Let \(\Omega = (-1,1) \times (-1,1)\) be an open square. Show that the tent function \[u(x,y) = \left\{ \begin{array}{cl} 1-x & \textrm{if } x \in [0,1], \; y \in [-x,x], \\ 1+x & \textrm{if } x \in [-1,0], \; y \in [x,-x], \\ 1-y & \textrm{if } y \in [0,1], \; x \in [-y,y], \\ 1+y & \textrm{if } y \in [-1,0], \; x \in [y,-y], \end{array} \right.\] satisfies the Eikonal equation for all \(\boldsymbol{x}\in (-1,1) \times (-1,1)\) except along the lines \(y=\pm x\), where \(u\) is not differentiable.
Parts (i) and (ii) are a special case of the following: Define \(u(\boldsymbol{x})\) to be the distance from \(\boldsymbol{x}\) to the boundary of \(\Omega\), i.e., \[u(\boldsymbol{x}) = \, \mathrm{dist}(\boldsymbol{x},\partial \Omega) = \min_{\boldsymbol{p}\in \partial \Omega} |\boldsymbol{x}- \boldsymbol{p}|.\] Clearly \(u(\boldsymbol{x})=0\) when \(\boldsymbol{x}\in \partial \Omega\). Show that if \(u\) is continuously differentiable in a neighbourhood of \(\boldsymbol{x}\), then \(| \nabla u(\boldsymbol{x}) |=1\).

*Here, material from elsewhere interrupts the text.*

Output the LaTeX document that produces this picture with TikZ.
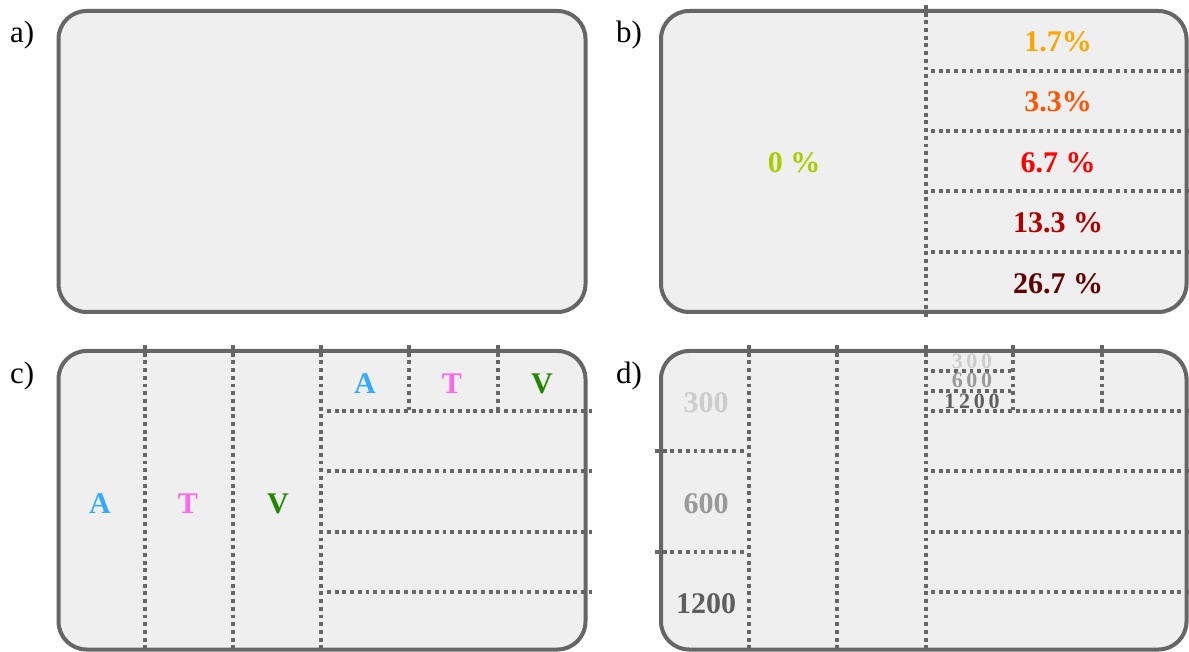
\documentclass[tikz,border=0pt]{standalone}
\usepackage{fontspec}
\setmainfont{Liberation Serif}
\newfontfamily\spacedserif[LetterSpace=17]{Liberation Serif}
\definecolor{framegray}{HTML}{666666}
\definecolor{panelfill}{HTML}{EFEFEF}
\definecolor{pctzero}{HTML}{AACC00}
\definecolor{pctone}{HTML}{FFA500}
\definecolor{pcttwo}{HTML}{FF5500}
\definecolor{pctthree}{HTML}{FF0000}
\definecolor{pctfour}{HTML}{B00000}
\definecolor{pctfive}{HTML}{600000}
\definecolor{resA}{HTML}{33AAFF}
\definecolor{resT}{HTML}{FF66EE}
\definecolor{resV}{HTML}{228800}
\definecolor{lenlight}{HTML}{CCCCCC}
\definecolor{lenmid}{HTML}{999999}
\definecolor{lendark}{HTML}{5E5E5E}
\tikzset{
  panel/.style={draw=framegray, fill=panelfill, line width=4pt, rounded corners=28pt},
  divider/.style={draw=framegray, line width=3.8pt, dash pattern=on 3.9pt off 3.8pt},
  tag/.style={anchor=base west, font=\fontsize{31}{31}\selectfont, inner sep=0pt},
  big/.style={anchor=base, inner sep=0pt, font=\fontsize{30}{30}\selectfont\bfseries},
  small/.style={anchor=base, inner sep=0pt, font=\fontsize{22}{22}\selectfont\spacedserif\bfseries},
}
\begin{document}
\begin{tikzpicture}[x=1pt, y=-1pt]
\useasboundingbox (0,0) rectangle (1189,652);

% panel outlines
\draw[panel] (58.5,11) rectangle (585.5,312);
\draw[panel] (661,11) rectangle (1186.5,312);
\draw[panel] (58.5,351) rectangle (585.5,649.5);
\draw[panel] (661,351) rectangle (1186.5,649.5);

% panel tags
\node[tag] (taga) at (10,43) {a)};
\node[tag] (tagb) at (616,43) {b)};
\node[tag] (tagc) at (10,384) {c)};
\node[tag] (tagd) at (616,384) {d)};

% ---- b) concentrations ----
\draw[divider] (926,5) -- (926,320);
\foreach \y in {71,131,191,252} \draw[divider] (931,\y) -- (1189,\y);
\node[big, text=pctzero] (p0) at (794,173) {0 \%};
\node[big, text=pctone] (p1) at (1058,52) {1.7\%};
\node[big, text=pcttwo] (p2) at (1058,112) {3.3\%};
\node[big, text=pctthree] (p3) at (1058,173) {6.7 \%};
\node[big, text=pctfour] (p4) at (1058,233) {13.3 \%};
\node[big, text=pctfive] (p5) at (1058,294) {26.7 \%};

% ---- c) residues ----
\foreach \x in {145,233,321} \draw[divider] (\x,345) -- (\x,652);
\foreach \x in {409,498} \draw[divider] (\x,345) -- (\x,410);
\foreach \y in {411,471,532,592} \draw[divider] (327,\y) -- (592,\y);
\node[big, text=resA] (cA) at (100,513) {A};
\node[big, text=resT] (cT) at (188,513) {T};
\node[big, text=resV] (cV) at (278,513) {V};
\node[big, text=resA] (rA) at (365,393) {A};
\node[big, text=resT] (rT) at (452,393) {T};
\node[big, text=resV] (rV) at (542,393) {V};

% ---- d) lengths ----
\foreach \x in {749,837,926} \draw[divider] (\x,345) -- (\x,652);
\foreach \x in {1013,1102} \draw[divider] (\x,345) -- (\x,410);
\foreach \y in {411,471,532,592} \draw[divider] (931,\y) -- (1189,\y);
\foreach \y in {451,552} \draw[divider] (655,\y) -- (746,\y);
\foreach \y in {371,391} \draw[divider] (931,\y) -- (1011,\y);
\node[big, text=lenlight] (l300) at (706,412) {300};
\node[big, text=lenmid] (l600) at (706,513) {600};
\node[big, text=lendark] (l1200) at (706,613) {1200};
\node[small, text=lenlight] (s300) at (972,368) {300};
\node[small, text=lenmid] (s600) at (972,388) {600};
\node[small, text=lendark] (s1200) at (972,408) {1200};
\end{tikzpicture}
\end{document}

Hints: Let \(u\) be continuously differentiable in a neighbourhood of \(\boldsymbol{x}\). Then for all \(\boldsymbol{v}\in \mathbb{R}^2\) \[\nabla u(\boldsymbol{x}) \cdot \boldsymbol{v}= \lim_{h \to 0} \frac{u(\boldsymbol{x}+ h \boldsymbol{v})-u(\boldsymbol{x})}{h}.\] Let \(\boldsymbol{p}_*\) satisfy dist\((\boldsymbol{x},\partial \Omega)=|\boldsymbol{x}-\boldsymbol{p}_*|\). Show that \[\frac{u(\boldsymbol{x}+ h \boldsymbol{v})-u(\boldsymbol{x})}{h} \le \frac{|\boldsymbol{x}+ h \boldsymbol{v}- \boldsymbol{p}_*|-|\boldsymbol{x}-\boldsymbol{p}_*|}{h}.\] Therefore deduce that \[\nabla u(\boldsymbol{x}) \cdot \boldsymbol{v}\le \frac{\boldsymbol{x}- \boldsymbol{p}_*}{|\boldsymbol{x}- \boldsymbol{p}_*|} \cdot \boldsymbol{v}.\] (Use that \(\nabla |\boldsymbol{x}|=\boldsymbol{x}/|\boldsymbol{x}|\).) There was nothing special about our choice of \(\boldsymbol{v}\), and so this expression also holds with \(\boldsymbol{v}\) replaced by \(-\boldsymbol{v}\). Use this to show that \[\nabla u(\boldsymbol{x}) \cdot \boldsymbol{v}= \frac{\boldsymbol{x}- \boldsymbol{p}_*}{|\boldsymbol{x}- \boldsymbol{p}_*|} \cdot \boldsymbol{v}.\] Since this holds for all \(\boldsymbol{v}\in \mathbb{R}^2\), conclude that \(|\nabla u (\boldsymbol{x})|=1\).